Everything that doesn't work in the film can be summed up in a few points. They are as follows; the film does not care about the romance at the center, it does not contain characters that act at all like real people, and it hammers on the same points without offering a way forward. Subtlety is not a quality of the film's observations or humor and while at times the film can be very funny, it never feels grounded in reality. That rubbed me the wrong way for a film trying to engage in the real differences between white, Jewish people and black people. The tone of the film might be best summarized by Duchovny's Arnold Cohen routinely referring to his love of Xzibit even when it never has a place in any conversation he is a part of.


This tone sinks the film by weighing it down with obvious and exaggerated observations on culture clash. Kenya Barris is a talented writer but as a director here, he often struggles to connect scenes to each other. Aside from some stylish but distracting transitions, the film plays more like a series of sketches than a satisfying narrative.

Now that isn't to say that You People is void of any smart details or well-executed humor. This cast is incredibly talented and brings so much to the table. I laughed a handful of times and a few jokes are so good, they make the film worth seeking out for them alone.


The setup is fairly simple. Ezra (Hill) is about to devote his life to his podcast with his best friend Mo (Sam Jay). On the podcast, they discuss "the culture" which is mostly black culture. Mo and Ezra's show is pretty great but Ezra is hesitant to leave his job as a broker.


One day Ezra climbs into a car he thinks is his Uber but it actually belongs to Amira (London) who is lost. The classic rom-com "meet cute" is initially charming. It is followed by a montage of the two dating and getting together. After that, it literally cut to SIX MONTHS LATER. I mention this because You People makes a big mistake early on and never recovers from it. We don't see much of Ezra and Amira's relationship so when the movie quickly turns its focus on meeting each other's families, we hardly feel like we know the central couple. This makes it hard to root for them for an additional 90 minutes of awkward humor and uncomfortable confrontations.
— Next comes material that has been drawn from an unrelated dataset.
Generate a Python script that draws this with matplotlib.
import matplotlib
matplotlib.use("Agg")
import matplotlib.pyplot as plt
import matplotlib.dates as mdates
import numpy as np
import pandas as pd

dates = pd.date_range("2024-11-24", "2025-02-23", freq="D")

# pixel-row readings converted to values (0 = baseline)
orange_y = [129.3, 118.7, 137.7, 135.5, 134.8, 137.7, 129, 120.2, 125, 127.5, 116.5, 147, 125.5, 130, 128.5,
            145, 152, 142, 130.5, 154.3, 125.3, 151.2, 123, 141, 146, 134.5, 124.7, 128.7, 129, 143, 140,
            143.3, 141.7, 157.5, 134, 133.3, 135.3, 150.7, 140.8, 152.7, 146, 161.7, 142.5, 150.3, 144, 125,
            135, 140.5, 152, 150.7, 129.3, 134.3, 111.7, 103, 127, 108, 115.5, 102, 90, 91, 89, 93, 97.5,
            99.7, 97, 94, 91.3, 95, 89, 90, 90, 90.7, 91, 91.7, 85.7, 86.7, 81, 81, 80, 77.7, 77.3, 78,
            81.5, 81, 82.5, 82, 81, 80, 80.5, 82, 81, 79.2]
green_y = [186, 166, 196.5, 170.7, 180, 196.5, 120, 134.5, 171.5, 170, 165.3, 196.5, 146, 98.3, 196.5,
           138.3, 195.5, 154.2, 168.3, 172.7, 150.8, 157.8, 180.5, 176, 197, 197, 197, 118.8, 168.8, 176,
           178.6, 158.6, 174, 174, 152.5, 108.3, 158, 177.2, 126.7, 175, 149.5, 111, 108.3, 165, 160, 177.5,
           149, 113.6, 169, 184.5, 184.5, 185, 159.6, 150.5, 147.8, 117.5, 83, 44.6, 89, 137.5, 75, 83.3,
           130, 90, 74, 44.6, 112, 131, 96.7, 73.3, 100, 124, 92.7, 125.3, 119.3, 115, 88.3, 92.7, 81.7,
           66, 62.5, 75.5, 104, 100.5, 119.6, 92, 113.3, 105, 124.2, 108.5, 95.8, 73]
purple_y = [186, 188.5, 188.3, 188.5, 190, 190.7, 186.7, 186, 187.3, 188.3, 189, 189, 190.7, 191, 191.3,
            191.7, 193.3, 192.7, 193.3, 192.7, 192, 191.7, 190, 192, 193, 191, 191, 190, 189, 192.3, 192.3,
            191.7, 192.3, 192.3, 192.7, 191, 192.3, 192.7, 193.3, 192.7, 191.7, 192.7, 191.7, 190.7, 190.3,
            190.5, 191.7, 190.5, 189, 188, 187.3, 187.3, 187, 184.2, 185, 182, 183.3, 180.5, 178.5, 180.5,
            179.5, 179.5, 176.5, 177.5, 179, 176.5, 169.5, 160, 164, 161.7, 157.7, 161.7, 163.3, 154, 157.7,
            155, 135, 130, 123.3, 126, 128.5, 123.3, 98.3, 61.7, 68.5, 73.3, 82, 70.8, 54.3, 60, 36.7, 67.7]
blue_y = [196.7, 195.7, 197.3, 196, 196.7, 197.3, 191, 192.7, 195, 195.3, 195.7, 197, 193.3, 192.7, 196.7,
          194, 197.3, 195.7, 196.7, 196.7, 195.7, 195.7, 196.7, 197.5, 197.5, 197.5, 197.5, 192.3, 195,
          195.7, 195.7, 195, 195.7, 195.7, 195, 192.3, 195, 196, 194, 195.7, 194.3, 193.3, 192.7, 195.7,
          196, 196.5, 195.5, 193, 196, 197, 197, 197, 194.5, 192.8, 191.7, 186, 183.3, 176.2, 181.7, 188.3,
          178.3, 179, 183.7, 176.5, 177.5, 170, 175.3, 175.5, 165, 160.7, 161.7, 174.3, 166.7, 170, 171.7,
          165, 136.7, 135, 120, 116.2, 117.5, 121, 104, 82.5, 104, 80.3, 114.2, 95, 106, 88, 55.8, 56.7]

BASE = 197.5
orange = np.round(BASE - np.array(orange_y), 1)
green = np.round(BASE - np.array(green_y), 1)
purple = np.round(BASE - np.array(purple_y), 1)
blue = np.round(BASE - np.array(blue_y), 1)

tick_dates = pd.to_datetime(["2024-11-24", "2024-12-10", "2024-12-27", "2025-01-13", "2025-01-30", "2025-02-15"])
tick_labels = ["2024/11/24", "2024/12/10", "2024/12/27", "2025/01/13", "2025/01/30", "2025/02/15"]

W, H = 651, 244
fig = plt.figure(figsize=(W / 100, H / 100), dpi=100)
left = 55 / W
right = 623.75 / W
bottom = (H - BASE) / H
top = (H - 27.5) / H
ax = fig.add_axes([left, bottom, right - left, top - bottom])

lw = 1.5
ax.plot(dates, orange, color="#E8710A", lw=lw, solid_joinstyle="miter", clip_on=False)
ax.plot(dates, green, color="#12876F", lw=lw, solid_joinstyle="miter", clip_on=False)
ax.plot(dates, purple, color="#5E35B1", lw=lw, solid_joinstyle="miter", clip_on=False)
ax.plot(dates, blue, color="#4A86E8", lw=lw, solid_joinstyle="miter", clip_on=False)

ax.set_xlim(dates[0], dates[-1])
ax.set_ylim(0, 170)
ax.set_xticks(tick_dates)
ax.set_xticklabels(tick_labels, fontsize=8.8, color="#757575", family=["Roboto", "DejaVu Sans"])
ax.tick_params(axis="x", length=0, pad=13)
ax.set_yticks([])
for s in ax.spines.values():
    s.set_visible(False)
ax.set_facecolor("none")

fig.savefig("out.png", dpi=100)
Ezra's parents Shelley (Dreyfus) and Arnold (Duchovny) are liberal, fairly wealthy white people who act as though Amira is the first black person they have ever seen. They treat her like a toy. Amira's parents Akbar (Murphy) and Fatima (Nia Long) are Muslim converts who see everything in black or white, mostly black being good and white being bad. When Ezra first meets them, he takes them to Roscoe's Chicken and Waffles, prompting Akbar to ask him if "he always hangs out in the hood." Ezra, trying to ask for Amira's hand in marriage, begins to talk about their mixed-race children.
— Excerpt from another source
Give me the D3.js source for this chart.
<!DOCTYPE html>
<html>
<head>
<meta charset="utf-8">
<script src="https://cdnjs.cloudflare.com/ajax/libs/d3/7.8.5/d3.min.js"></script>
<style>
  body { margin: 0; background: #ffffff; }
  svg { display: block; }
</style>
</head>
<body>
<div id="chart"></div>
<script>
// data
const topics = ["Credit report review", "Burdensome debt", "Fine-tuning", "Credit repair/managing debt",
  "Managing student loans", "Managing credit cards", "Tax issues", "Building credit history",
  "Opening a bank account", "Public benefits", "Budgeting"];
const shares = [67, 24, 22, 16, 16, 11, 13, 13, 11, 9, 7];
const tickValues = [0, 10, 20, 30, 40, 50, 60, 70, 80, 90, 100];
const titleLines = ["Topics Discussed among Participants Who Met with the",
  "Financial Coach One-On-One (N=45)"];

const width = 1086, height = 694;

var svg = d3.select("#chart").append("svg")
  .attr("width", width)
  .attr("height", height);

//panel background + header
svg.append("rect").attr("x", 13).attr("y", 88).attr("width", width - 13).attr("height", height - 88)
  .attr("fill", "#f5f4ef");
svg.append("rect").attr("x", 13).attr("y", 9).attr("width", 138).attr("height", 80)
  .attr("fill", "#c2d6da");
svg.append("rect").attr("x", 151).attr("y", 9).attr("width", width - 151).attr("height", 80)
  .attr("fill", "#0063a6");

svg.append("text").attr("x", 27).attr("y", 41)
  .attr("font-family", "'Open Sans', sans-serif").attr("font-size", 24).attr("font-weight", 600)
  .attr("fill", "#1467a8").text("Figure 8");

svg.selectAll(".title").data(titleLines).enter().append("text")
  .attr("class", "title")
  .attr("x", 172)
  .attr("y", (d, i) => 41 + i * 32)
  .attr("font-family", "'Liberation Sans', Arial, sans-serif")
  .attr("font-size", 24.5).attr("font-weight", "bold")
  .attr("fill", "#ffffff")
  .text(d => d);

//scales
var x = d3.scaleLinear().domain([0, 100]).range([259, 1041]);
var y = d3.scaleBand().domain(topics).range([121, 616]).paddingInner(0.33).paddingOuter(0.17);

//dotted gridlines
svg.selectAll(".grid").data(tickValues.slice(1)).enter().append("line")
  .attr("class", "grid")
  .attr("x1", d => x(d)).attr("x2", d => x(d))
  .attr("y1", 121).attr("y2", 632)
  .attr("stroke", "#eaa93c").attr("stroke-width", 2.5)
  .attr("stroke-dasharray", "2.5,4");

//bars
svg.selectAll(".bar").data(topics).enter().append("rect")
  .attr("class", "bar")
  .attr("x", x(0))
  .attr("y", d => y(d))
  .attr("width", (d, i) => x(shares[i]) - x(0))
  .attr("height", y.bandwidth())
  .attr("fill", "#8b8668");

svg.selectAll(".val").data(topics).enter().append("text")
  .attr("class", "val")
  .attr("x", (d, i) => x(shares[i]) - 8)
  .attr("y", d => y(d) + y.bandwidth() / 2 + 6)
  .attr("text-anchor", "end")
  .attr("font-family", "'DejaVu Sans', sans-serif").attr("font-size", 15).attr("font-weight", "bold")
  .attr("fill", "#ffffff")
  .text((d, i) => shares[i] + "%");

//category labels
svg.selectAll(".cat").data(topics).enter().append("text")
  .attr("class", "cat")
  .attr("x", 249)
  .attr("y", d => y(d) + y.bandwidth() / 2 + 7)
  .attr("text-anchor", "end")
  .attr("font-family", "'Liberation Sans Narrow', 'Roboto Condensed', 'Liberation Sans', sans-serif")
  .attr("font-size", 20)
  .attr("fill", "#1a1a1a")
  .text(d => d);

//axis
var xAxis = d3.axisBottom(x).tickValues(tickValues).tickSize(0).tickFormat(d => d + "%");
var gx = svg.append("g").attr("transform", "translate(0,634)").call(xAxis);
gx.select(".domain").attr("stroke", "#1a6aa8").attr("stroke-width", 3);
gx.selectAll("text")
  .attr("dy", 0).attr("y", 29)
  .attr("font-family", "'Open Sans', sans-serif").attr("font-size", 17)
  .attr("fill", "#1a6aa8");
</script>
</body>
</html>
That is about all the film does, hits the same two notes about white ignorance and black ignorance. In the midst of all of its commentary, it completely forgets about Ezra and Amira's relationship. Only in its final moments does it resemble the rom-com it started out as. While I do think there are some good performances and clever jokes here, you can't help but feel empty by the end of it because the film has never been more than a series of scenes strung together by a vague POV on race relations.